═════ Data shown ═════

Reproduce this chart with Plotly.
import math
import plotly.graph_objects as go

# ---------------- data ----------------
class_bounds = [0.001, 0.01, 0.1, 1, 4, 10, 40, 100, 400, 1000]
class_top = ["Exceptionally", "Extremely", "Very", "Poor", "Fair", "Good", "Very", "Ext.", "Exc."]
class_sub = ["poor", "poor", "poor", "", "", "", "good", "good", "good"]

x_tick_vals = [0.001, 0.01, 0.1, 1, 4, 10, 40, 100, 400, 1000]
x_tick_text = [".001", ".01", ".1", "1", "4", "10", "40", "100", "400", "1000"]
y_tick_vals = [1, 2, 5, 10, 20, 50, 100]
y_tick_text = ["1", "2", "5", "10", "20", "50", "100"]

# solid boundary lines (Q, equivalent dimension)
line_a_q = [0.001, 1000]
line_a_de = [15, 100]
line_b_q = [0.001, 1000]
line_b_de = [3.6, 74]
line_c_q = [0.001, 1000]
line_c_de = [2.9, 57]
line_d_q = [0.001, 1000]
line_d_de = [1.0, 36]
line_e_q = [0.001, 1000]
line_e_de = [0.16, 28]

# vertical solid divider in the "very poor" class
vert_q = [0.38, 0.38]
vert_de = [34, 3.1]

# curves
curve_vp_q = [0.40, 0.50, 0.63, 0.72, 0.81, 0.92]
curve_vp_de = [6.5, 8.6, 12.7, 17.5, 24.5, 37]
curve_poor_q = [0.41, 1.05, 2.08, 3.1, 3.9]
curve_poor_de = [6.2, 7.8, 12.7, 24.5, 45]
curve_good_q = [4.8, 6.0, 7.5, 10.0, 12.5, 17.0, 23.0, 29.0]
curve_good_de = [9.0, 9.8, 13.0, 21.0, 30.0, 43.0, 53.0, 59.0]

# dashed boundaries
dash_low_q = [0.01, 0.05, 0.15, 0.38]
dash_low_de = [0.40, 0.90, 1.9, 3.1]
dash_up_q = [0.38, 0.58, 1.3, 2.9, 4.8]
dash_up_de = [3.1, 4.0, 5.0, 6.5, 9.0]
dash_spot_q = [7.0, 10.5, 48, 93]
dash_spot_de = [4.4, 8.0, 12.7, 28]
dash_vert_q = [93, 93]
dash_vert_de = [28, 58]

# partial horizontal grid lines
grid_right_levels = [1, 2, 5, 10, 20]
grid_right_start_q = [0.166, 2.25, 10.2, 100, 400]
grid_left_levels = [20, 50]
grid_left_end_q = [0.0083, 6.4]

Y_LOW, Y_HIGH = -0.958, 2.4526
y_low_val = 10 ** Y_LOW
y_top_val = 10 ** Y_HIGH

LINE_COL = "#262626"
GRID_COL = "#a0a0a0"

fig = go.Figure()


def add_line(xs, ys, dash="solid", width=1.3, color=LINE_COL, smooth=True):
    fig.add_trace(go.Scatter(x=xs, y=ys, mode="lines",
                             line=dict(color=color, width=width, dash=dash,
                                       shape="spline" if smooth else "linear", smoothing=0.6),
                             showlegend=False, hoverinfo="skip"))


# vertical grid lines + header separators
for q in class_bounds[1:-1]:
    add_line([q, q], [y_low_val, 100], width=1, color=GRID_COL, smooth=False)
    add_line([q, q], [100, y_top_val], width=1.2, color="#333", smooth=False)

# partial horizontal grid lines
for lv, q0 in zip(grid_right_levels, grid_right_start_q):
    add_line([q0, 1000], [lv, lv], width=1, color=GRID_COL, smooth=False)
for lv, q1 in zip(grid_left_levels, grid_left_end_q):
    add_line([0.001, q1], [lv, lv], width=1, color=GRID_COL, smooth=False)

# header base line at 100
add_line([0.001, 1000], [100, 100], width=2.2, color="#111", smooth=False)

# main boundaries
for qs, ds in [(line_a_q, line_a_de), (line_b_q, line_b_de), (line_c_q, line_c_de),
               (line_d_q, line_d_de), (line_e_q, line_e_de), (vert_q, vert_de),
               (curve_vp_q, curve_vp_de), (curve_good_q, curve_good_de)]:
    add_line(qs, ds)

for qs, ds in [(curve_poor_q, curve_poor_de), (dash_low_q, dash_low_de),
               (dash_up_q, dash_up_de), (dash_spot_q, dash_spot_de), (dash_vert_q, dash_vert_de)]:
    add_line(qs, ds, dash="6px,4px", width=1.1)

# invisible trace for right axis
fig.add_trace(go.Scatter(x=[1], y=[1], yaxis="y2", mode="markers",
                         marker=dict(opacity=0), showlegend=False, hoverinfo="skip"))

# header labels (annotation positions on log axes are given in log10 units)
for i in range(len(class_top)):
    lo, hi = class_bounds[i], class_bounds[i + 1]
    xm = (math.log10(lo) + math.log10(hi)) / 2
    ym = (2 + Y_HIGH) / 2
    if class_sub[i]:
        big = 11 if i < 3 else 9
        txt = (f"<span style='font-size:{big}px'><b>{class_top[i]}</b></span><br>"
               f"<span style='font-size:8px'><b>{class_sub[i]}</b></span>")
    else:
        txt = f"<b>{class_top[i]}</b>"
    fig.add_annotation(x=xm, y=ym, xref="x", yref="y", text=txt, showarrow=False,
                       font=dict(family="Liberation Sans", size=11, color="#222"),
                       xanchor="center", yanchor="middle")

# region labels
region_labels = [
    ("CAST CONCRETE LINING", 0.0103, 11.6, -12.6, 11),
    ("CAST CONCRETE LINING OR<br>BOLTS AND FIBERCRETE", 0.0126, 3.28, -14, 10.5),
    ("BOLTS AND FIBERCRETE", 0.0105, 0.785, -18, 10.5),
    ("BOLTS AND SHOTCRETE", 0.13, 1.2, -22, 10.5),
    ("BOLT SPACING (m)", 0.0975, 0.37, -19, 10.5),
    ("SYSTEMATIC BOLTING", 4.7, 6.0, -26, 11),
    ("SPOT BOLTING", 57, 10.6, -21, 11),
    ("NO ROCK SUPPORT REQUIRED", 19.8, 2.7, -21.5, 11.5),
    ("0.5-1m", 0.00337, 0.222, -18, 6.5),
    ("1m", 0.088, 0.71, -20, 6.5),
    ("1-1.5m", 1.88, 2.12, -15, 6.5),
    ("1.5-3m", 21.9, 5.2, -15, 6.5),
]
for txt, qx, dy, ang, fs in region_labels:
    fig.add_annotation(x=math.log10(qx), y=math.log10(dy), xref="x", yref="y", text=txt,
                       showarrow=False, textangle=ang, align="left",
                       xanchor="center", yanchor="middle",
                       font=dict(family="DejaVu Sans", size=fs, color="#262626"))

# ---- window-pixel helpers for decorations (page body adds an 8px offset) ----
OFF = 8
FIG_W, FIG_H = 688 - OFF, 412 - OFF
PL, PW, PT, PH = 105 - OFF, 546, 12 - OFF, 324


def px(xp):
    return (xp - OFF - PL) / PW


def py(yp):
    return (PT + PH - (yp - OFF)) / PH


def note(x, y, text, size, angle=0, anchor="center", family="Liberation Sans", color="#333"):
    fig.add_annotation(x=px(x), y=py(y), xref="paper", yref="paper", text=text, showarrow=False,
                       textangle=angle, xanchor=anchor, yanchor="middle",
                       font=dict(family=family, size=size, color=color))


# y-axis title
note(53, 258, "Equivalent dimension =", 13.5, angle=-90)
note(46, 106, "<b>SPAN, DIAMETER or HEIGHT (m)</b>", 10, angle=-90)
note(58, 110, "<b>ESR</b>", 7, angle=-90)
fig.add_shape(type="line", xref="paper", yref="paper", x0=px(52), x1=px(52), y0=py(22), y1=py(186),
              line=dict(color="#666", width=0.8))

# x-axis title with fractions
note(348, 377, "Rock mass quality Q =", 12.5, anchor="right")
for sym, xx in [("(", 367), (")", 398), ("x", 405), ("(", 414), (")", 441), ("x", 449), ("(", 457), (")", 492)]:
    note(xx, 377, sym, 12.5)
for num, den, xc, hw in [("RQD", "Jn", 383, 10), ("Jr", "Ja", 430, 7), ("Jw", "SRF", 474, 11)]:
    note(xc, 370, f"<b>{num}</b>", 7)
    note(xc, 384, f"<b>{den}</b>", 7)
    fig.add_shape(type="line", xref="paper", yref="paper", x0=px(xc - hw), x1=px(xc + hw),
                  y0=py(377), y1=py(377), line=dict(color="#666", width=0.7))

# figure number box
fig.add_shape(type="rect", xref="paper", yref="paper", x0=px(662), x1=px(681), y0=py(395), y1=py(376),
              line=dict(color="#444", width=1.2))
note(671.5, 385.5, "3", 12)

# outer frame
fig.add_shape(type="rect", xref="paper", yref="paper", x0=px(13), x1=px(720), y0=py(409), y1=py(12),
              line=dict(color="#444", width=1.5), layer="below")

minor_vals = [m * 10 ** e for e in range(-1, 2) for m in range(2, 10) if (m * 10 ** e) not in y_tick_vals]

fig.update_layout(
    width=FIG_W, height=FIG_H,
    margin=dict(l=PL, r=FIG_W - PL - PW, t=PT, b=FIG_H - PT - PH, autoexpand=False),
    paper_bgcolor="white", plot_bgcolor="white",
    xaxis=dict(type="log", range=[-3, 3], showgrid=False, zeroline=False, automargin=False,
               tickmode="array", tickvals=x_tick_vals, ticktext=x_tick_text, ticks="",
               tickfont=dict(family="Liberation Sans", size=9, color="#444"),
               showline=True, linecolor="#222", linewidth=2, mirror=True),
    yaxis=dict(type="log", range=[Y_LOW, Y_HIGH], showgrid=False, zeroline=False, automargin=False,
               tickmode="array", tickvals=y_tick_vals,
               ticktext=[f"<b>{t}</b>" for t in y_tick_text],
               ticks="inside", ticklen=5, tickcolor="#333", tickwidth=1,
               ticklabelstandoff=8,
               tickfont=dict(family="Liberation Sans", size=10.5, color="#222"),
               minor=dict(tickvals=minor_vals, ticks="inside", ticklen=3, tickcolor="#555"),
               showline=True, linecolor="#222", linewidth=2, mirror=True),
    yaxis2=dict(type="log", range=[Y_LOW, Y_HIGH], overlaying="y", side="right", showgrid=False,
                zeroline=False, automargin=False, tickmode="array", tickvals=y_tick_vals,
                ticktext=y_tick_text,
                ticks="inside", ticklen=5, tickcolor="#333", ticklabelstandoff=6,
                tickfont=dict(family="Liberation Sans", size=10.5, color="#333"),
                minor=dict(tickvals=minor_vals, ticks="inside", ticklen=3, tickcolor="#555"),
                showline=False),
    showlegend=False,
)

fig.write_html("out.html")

═════

Your objective: Using the data above, restate word for word the lines from its opening line through the line that contains "dash_vert_de = [28, 58]", and no more.

Answer for the task:
Reproduce this chart with Plotly.
import math
import plotly.graph_objects as go

# ---------------- data ----------------
class_bounds = [0.001, 0.01, 0.1, 1, 4, 10, 40, 100, 400, 1000]
class_top = ["Exceptionally", "Extremely", "Very", "Poor", "Fair", "Good", "Very", "Ext.", "Exc."]
class_sub = ["poor", "poor", "poor", "", "", "", "good", "good", "good"]

x_tick_vals = [0.001, 0.01, 0.1, 1, 4, 10, 40, 100, 400, 1000]
x_tick_text = [".001", ".01", ".1", "1", "4", "10", "40", "100", "400", "1000"]
y_tick_vals = [1, 2, 5, 10, 20, 50, 100]
y_tick_text = ["1", "2", "5", "10", "20", "50", "100"]

# solid boundary lines (Q, equivalent dimension)
line_a_q = [0.001, 1000]
line_a_de = [15, 100]
line_b_q = [0.001, 1000]
line_b_de = [3.6, 74]
line_c_q = [0.001, 1000]
line_c_de = [2.9, 57]
line_d_q = [0.001, 1000]
line_d_de = [1.0, 36]
line_e_q = [0.001, 1000]
line_e_de = [0.16, 28]

# vertical solid divider in the "very poor" class
vert_q = [0.38, 0.38]
vert_de = [34, 3.1]

# curves
curve_vp_q = [0.40, 0.50, 0.63, 0.72, 0.81, 0.92]
curve_vp_de = [6.5, 8.6, 12.7, 17.5, 24.5, 37]
curve_poor_q = [0.41, 1.05, 2.08, 3.1, 3.9]
curve_poor_de = [6.2, 7.8, 12.7, 24.5, 45]
curve_good_q = [4.8, 6.0, 7.5, 10.0, 12.5, 17.0, 23.0, 29.0]
curve_good_de = [9.0, 9.8, 13.0, 21.0, 30.0, 43.0, 53.0, 59.0]

# dashed boundaries
dash_low_q = [0.01, 0.05, 0.15, 0.38]
dash_low_de = [0.40, 0.90, 1.9, 3.1]
dash_up_q = [0.38, 0.58, 1.3, 2.9, 4.8]
dash_up_de = [3.1, 4.0, 5.0, 6.5, 9.0]
dash_spot_q = [7.0, 10.5, 48, 93]
dash_spot_de = [4.4, 8.0, 12.7, 28]
dash_vert_q = [93, 93]
dash_vert_de = [28, 58]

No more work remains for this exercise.